Let’s use a house dataset as an example. The house might have multiple floors, and each floor might have multiple rooms.

from to
house first floor
house second floor
house basement
first floor kitchen
first floor living room
first floor foyer
first floor half bath
second floor master bedroom
second floor second room
second floor guest room
basement utilities
basement storage

R #

The easiest way to construct a dendrogram in R is to use ggraph by Thomas Lin Pedersen, which builds upon igraph and ggplot2.

library(ggraph)
library(igraph)

library(tidyverse) # which also includes ggplot2

Let’s re-create the data example from above.

example <- tribble(
  ~from, ~to,
  "house", "first floor",
  "house", "second floor",
  "house", "basement",
  "first floor", "kitchen",
  "first floor", "living room",
  "first floor", "foyer",
  "first floor", "half bath",
  "second floor", "master bedroom",
  "second floor", "second room",
  "second floor", "guest room",
  "basement", "utilities",
  "basement", "storage"
)

example
## # A tibble: 12 × 2
##    from         to            
##    <chr>        <chr>         
##  1 house        first floor   
##  2 house        second floor  
##  3 house        basement      
##  4 first floor  kitchen       
##  5 first floor  living room   
##  6 first floor  foyer         
##  7 first floor  half bath     
##  8 second floor master bedroom
##  9 second floor second room   
## 10 second floor guest room    
## 11 basement     utilities     
## 12 basement     storage

Now convert that example data into a graph object to be used in what is fundamentally a network graph plot.

graph <- igraph::graph_from_data_frame(example)

Let’s turn that into a dendrogram.

ggraph(graph, layout = 'dendrogram') +
  geom_edge_diagonal() +
  geom_node_point()
## Warning: Using the `size` aesthetic in this geom was deprecated in ggplot2 3.4.0.
## ℹ Please use `linewidth` in the `default_aes` field and elsewhere instead.
## This warning is displayed once every 8 hours.
## Call `lifecycle::last_lifecycle_warnings()` to see where this warning was
## generated.

Without labels, that’s pretty useless.
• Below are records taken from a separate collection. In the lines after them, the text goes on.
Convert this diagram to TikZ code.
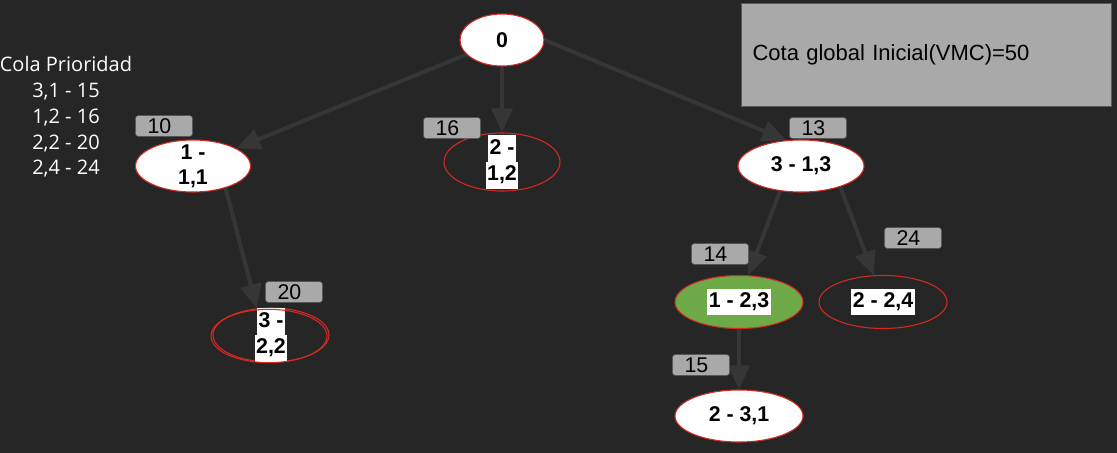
\documentclass[tikz,border=0pt]{standalone}
\usepackage{fontspec}
\setmainfont{Liberation Sans}
\newfontfamily\colafont{Open Sans}
\usetikzlibrary{shapes.geometric,arrows.meta}
\definecolor{fondo}{HTML}{262626}
\definecolor{linea}{HTML}{363636}
\definecolor{rojo}{HTML}{D42A22}
\definecolor{verde}{HTML}{6FAA48}
\definecolor{gris}{HTML}{A9A9A9}
\definecolor{grisborde}{HTML}{5A5A5A}
\setlength{\fboxsep}{0pt}
\newcommand{\fondoblanco}[1]{\colorbox{white}{\kern1pt\strut#1\kern1pt}}
\tikzset{
  estado/.style={ellipse,draw=rojo,line width=0.8pt,inner sep=0pt,
    minimum width=#1,minimum height=39pt,
    font=\fontsize{16}{20}\selectfont\bfseries,align=center},
  estado/.default=94.5pt,
  textoestado/.style={inner sep=0pt,align=center,
    font=\fontsize{16}{20}\selectfont\bfseries},
  peso/.style={rectangle,rounded corners=2pt,fill=gris,draw=grisborde,
    line width=0.4pt,inner xsep=9pt,inner ysep=0pt,text width=24.75pt,
    align=left,minimum height=15.5pt,text=black,
    font=\fontsize{16}{16}\selectfont},
  arista/.style={draw=linea,line width=3pt,
    -{Triangle[length=18pt,width=15.75pt]}},
}
\begin{document}
\begin{tikzpicture}[x=0.75pt,y=-0.75pt]
\fill[fondo](0,0)rectangle(1117,453);
\useasboundingbox(0,0)rectangle(1117,453);
%cota global
\node[rectangle,fill=gris,draw=grisborde,line width=0.8pt,anchor=north west,
  minimum width=277.5pt,minimum height=77.25pt,inner xsep=8.25pt,
  text width=261pt,align=left,font=\fontsize{16.5}{20}\selectfont]
  (cota) at (741,3){Cota global Inicial(VMC)=50};
%cola de prioridad
\node[text=white,align=center,inner sep=0pt,
  font=\colafont\fontsize{15}{19.3}\selectfont]
  (cola) at (66,117){Cola Prioridad\\3,1 - 15\\1,2 - 16\\2,2 - 20\\2,4 - 24};
%nodos del arbol
\node[estado=63pt,fill=white] (n0) at (502,40){0};
\node[estado=86.25pt,fill=white,
  label={[textoestado,font=\fontsize{16}{19}\selectfont\bfseries]center:1 -\\1,1}] (n11) at (193,166){};
\node[estado=87pt,minimum height=43.5pt,
  label={[textoestado]center:\fondoblanco{2 -}\\\fondoblanco{1,2}}] (n12) at (502,162){};
\node[estado,fill=white] (n13) at (801,166){3 - 1,3};
\node[estado=87pt,minimum height=40.5pt,
  label={[textoestado]center:\fondoblanco{3 -}\\\fondoblanco{2,2}}] (n22) at (271,335){};
\draw[rojo,line width=0.8pt]([shift={(-2,1)}]n22.center) ellipse[x radius=43.5pt,y radius=20pt];
\node[estado=96pt,minimum height=39.75pt,fill=verde] (n23) at (739,302){\fondoblanco{1 - 2,3}};
\node[estado=96pt,minimum height=39.75pt] (n24) at (883,302){\fondoblanco{2 - 2,4}};
\node[estado=96pt,fill=white] (n31) at (739,416){2 - 3,1};
%aristas
\draw[arista](n0)--(n11);
\draw[arista](n0.south)--(n12.north);
\draw[arista](n0.east)--(n13.120);
\draw[arista](n11.-34)--(n22.118);
\draw[arista](n13.-130)--(n23.71);
\draw[arista](n13.-28)--(n24.109);
\draw[arista](n23.south)--(n31.north);
%pesos
\node[peso] (p10) at (164,126){10};
\node[peso] (p16) at (452,128){16};
\node[peso] (p13) at (818,128){13};
\node[peso] (p14) at (720,254){14};
\node[peso] (p24) at (913,238){24};
\node[peso] (p20) at (294,292){20};
\node[peso] (p15) at (701,365){15};
\end{tikzpicture}
\end{document}
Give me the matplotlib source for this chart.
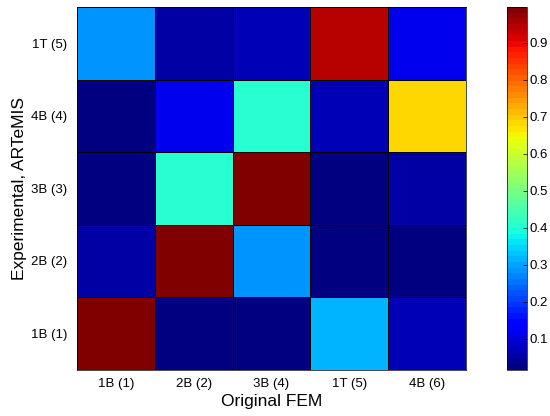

We can add labels with the geom_node_text() function, and map the label aesthetic to name. The name element is an attribute that’s embedded within the graph data when we called the graph_from_data_frame() function earlier.

ggraph(graph, layout = 'dendrogram') +
  geom_edge_diagonal() +
  geom_node_point() +
  geom_node_text(aes(label = name))

For demonstration purposes, we can filter this down to only the leaves. But we’re not going to keep that because I do think it’s useful to show other nodes as well.

ggraph(graph, layout = 'dendrogram') +
  geom_edge_diagonal() +
  geom_node_point() +
  geom_node_text(aes(label = name, filter=leaf))

We can also turn this into a circular dendrogram.

ggraph(graph, layout = 'dendrogram', circular = TRUE) +
  geom_edge_diagonal() +
  geom_node_point() +
  geom_node_text(aes(label = name))

For now, let’s go back to the original dendrogram with labels, and polish it up some. Instead of text on points, let’s switch it to geom_node_label, which is labels in containers. This I think provides a cleaner look in this case. Let’s also add a few other enhancements.

ggraph(graph, layout = 'dendrogram') +
  geom_edge_diagonal() +
  geom_node_point() +
  geom_node_label(aes(label = name)) +
  theme_void() + # a very bare theme
  labs(
    title = "A Dendrogram of a House"
  )

That’s it – a bare bones dendrogram from hierarchical data.